§ DATA SHOWN:

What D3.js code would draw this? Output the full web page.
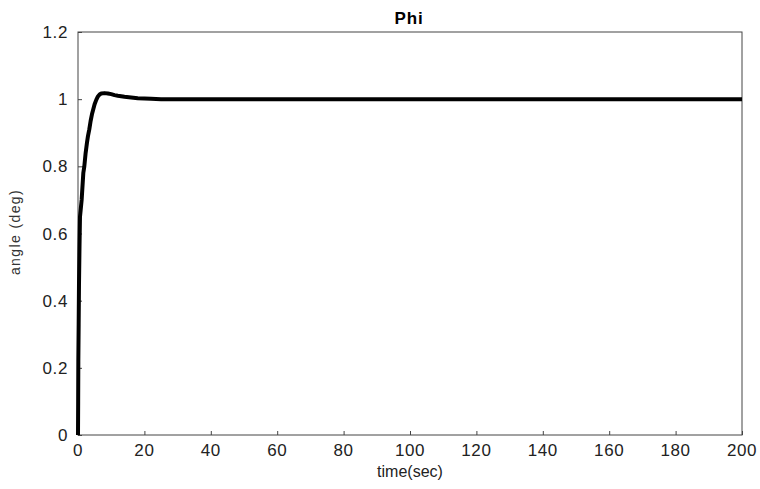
<!DOCTYPE html>
<html>
<head>
<meta charset="utf-8">
<script src="https://cdn.jsdelivr.net/npm/d3@7"></script>
<style>
  html, body { margin: 0; padding: 0; background: #fff; overflow: hidden; }
  svg { display: block; }
  text { font-family: "Liberation Sans", Arial, sans-serif; }
</style>
</head>
<body>
<svg width="760" height="489"></svg>
<script>
/* Data */
const timeSec = [0, 0.05, 0.1, 0.2, 0.3, 0.45, 0.6, 0.8, 1.1, 1.6, 1.9, 2.3, 2.7, 3.0, 3.4, 3.8, 4.2, 4.6, 5.0, 5.5, 6.0, 6.5, 7.0, 8.0, 9.0, 10, 11, 12, 14, 16, 18, 20, 22, 25, 30, 50, 100, 150, 200];
const angleDeg = [0, 0.1, 0.22, 0.33, 0.45, 0.56, 0.65, 0.67, 0.70, 0.78, 0.80, 0.84, 0.87, 0.89, 0.91, 0.935, 0.955, 0.97, 0.985, 0.998, 1.008, 1.014, 1.017, 1.018, 1.017, 1.015, 1.012, 1.01, 1.007, 1.005, 1.003, 1.002, 1.001, 1.0, 1.0, 1.0, 1.0, 1.0, 1.0];
const xTicks = [0, 20, 40, 60, 80, 100, 120, 140, 160, 180, 200];
const yTicks = [0, 0.2, 0.4, 0.6, 0.8, 1, 1.2];
const yTickLabels = ['0', '0.2', '0.4', '0.6', '0.8', '1', '1.2'];

/* SVG */
const svg = d3.select('svg');
const margin = { top: 32, right: 18, bottom: 54, left: 78 };
const width = +svg.attr('width');
const height = +svg.attr('height');
const innerWidth = width - margin.left - margin.right;
const innerHeight = height - margin.top - margin.bottom;

const x = d3.scaleLinear().domain([0, 200]).range([0, innerWidth]);
const y = d3.scaleLinear().domain([0, 1.2]).range([innerHeight, 0]);

const g = svg.append('g')
  .attr('transform', `translate(${margin.left},${margin.top})`);

// box
g.append('rect')
  .attr('width', innerWidth)
  .attr('height', innerHeight)
  .attr('fill', 'none')
  .attr('stroke', '#444')
  .attr('stroke-width', 1);

// tick marks (inward), labels drawn separately
const xAxis = g.append('g')
  .attr('transform', `translate(0,${innerHeight})`)
  .call(d3.axisTop(x).tickValues(xTicks).tickSize(4).tickFormat(''));
xAxis.select('.domain').remove();
xAxis.selectAll('line').attr('stroke', '#444');

const yAxis = g.append('g')
  .call(d3.axisRight(y).tickValues(yTicks).tickSize(4).tickFormat(''));
yAxis.select('.domain').remove();
yAxis.selectAll('line').attr('stroke', '#444');

g.selectAll('.xlabel')
  .data(xTicks)
  .enter().append('text')
  .attr('class', 'xlabel')
  .attr('x', d => x(d))
  .attr('y', innerHeight + 21)
  .attr('text-anchor', 'middle')
  .attr('fill', '#222')
  .style('font-size', '17px')
  .style('letter-spacing', '0.6px')
  .text(d => d);

g.selectAll('.ylabel')
  .data(yTicks)
  .enter().append('text')
  .attr('class', 'ylabel')
  .attr('x', -10)
  .attr('y', d => y(d) + 6)
  .attr('text-anchor', 'end')
  .attr('fill', '#222')
  .style('font-size', '17px')
  .style('letter-spacing', '0.6px')
  .text((d, i) => yTickLabels[i]);

// line
const line = d3.line()
  .x((d, i) => x(timeSec[i]))
  .y(d => y(d));

g.append('path')
  .datum(angleDeg)
  .attr('fill', 'none')
  .attr('stroke', '#000')
  .attr('stroke-width', 4)
  .attr('stroke-linejoin', 'round')
  .attr('d', line);

// titles
svg.append('text')
  .attr('x', 409)
  .attr('y', 24)
  .attr('text-anchor', 'middle')
  .style('font-size', '17px')
  .style('font-weight', 'bold')
  .style('letter-spacing', '0.8px')
  .text('Phi');

svg.append('text')
  .attr('x', 410)
  .attr('y', 477)
  .attr('text-anchor', 'middle')
  .attr('fill', '#222')
  .style('font-size', '16px')
  .text('time(sec)');

svg.append('text')
  .attr('transform', 'translate(20,232) rotate(-90)')
  .attr('text-anchor', 'middle')
  .attr('fill', '#333')
  .style('font-size', '14px')
  .style('letter-spacing', '1.4px')
  .text('angle (deg)');
</script>
</body>
</html>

§ BRIEF:
Send back the data above word for word, with the pictures left out.

§ EXERCISE ANSWER:
What D3.js code would draw this? Output the full web page.
<!DOCTYPE html>
<html>
<head>
<meta charset="utf-8">
<script src="https://cdn.jsdelivr.net/npm/d3@7"></script>
<style>
  html, body { margin: 0; padding: 0; background: #fff; overflow: hidden; }
  svg { display: block; }
  text { font-family: "Liberation Sans", Arial, sans-serif; }
</style>
</head>
<body>
<svg width="760" height="489"></svg>
<script>
/* Data */
const timeSec = [0, 0.05, 0.1, 0.2, 0.3, 0.45, 0.6, 0.8, 1.1, 1.6, 1.9, 2.3, 2.7, 3.0, 3.4, 3.8, 4.2, 4.6, 5.0, 5.5, 6.0, 6.5, 7.0, 8.0, 9.0, 10, 11, 12, 14, 16, 18, 20, 22, 25, 30, 50, 100, 150, 200];
const angleDeg = [0, 0.1, 0.22, 0.33, 0.45, 0.56, 0.65, 0.67, 0.70, 0.78, 0.80, 0.84, 0.87, 0.89, 0.91, 0.935, 0.955, 0.97, 0.985, 0.998, 1.008, 1.014, 1.017, 1.018, 1.017, 1.015, 1.012, 1.01, 1.007, 1.005, 1.003, 1.002, 1.001, 1.0, 1.0, 1.0, 1.0, 1.0, 1.0];
const xTicks = [0, 20, 40, 60, 80, 100, 120, 140, 160, 180, 200];
const yTicks = [0, 0.2, 0.4, 0.6, 0.8, 1, 1.2];
const yTickLabels = ['0', '0.2', '0.4', '0.6', '0.8', '1', '1.2'];

/* SVG */
const svg = d3.select('svg');
const margin = { top: 32, right: 18, bottom: 54, left: 78 };
const width = +svg.attr('width');
const height = +svg.attr('height');
const innerWidth = width - margin.left - margin.right;
const innerHeight = height - margin.top - margin.bottom;

const x = d3.scaleLinear().domain([0, 200]).range([0, innerWidth]);
const y = d3.scaleLinear().domain([0, 1.2]).range([innerHeight, 0]);

const g = svg.append('g')
  .attr('transform', `translate(${margin.left},${margin.top})`);

// box
g.append('rect')
  .attr('width', innerWidth)
  .attr('height', innerHeight)
  .attr('fill', 'none')
  .attr('stroke', '#444')
  .attr('stroke-width', 1);

// tick marks (inward), labels drawn separately
const xAxis = g.append('g')
  .attr('transform', `translate(0,${innerHeight})`)
  .call(d3.axisTop(x).tickValues(xTicks).tickSize(4).tickFormat(''));
xAxis.select('.domain').remove();
xAxis.selectAll('line').attr('stroke', '#444');

const yAxis = g.append('g')
  .call(d3.axisRight(y).tickValues(yTicks).tickSize(4).tickFormat(''));
yAxis.select('.domain').remove();
yAxis.selectAll('line').attr('stroke', '#444');

g.selectAll('.xlabel')
  .data(xTicks)
  .enter().append('text')
  .attr('class', 'xlabel')
  .attr('x', d => x(d))
  .attr('y', innerHeight + 21)
  .attr('text-anchor', 'middle')
  .attr('fill', '#222')
  .style('font-size', '17px')
  .style('letter-spacing', '0.6px')
  .text(d => d);

g.selectAll('.ylabel')
  .data(yTicks)
  .enter().append('text')
  .attr('class', 'ylabel')
  .attr('x', -10)
  .attr('y', d => y(d) + 6)
  .attr('text-anchor', 'end')
  .attr('fill', '#222')
  .style('font-size', '17px')
  .style('letter-spacing', '0.6px')
  .text((d, i) => yTickLabels[i]);

// line
const line = d3.line()
  .x((d, i) => x(timeSec[i]))
  .y(d => y(d));

g.append('path')
  .datum(angleDeg)
  .attr('fill', 'none')
  .attr('stroke', '#000')
  .attr('stroke-width', 4)
  .attr('stroke-linejoin', 'round')
  .attr('d', line);

// titles
svg.append('text')
  .attr('x', 409)
  .attr('y', 24)
  .attr('text-anchor', 'middle')
  .style('font-size', '17px')
  .style('font-weight', 'bold')
  .style('letter-spacing', '0.8px')
  .text('Phi');

svg.append('text')
  .attr('x', 410)
  .attr('y', 477)
  .attr('text-anchor', 'middle')
  .attr('fill', '#222')
  .style('font-size', '16px')
  .text('time(sec)');

svg.append('text')
  .attr('transform', 'translate(20,232) rotate(-90)')
  .attr('text-anchor', 'middle')
  .attr('fill', '#333')
  .style('font-size', '14px')
  .style('letter-spacing', '1.4px')
  .text('angle (deg)');
</script>
</body>
</html>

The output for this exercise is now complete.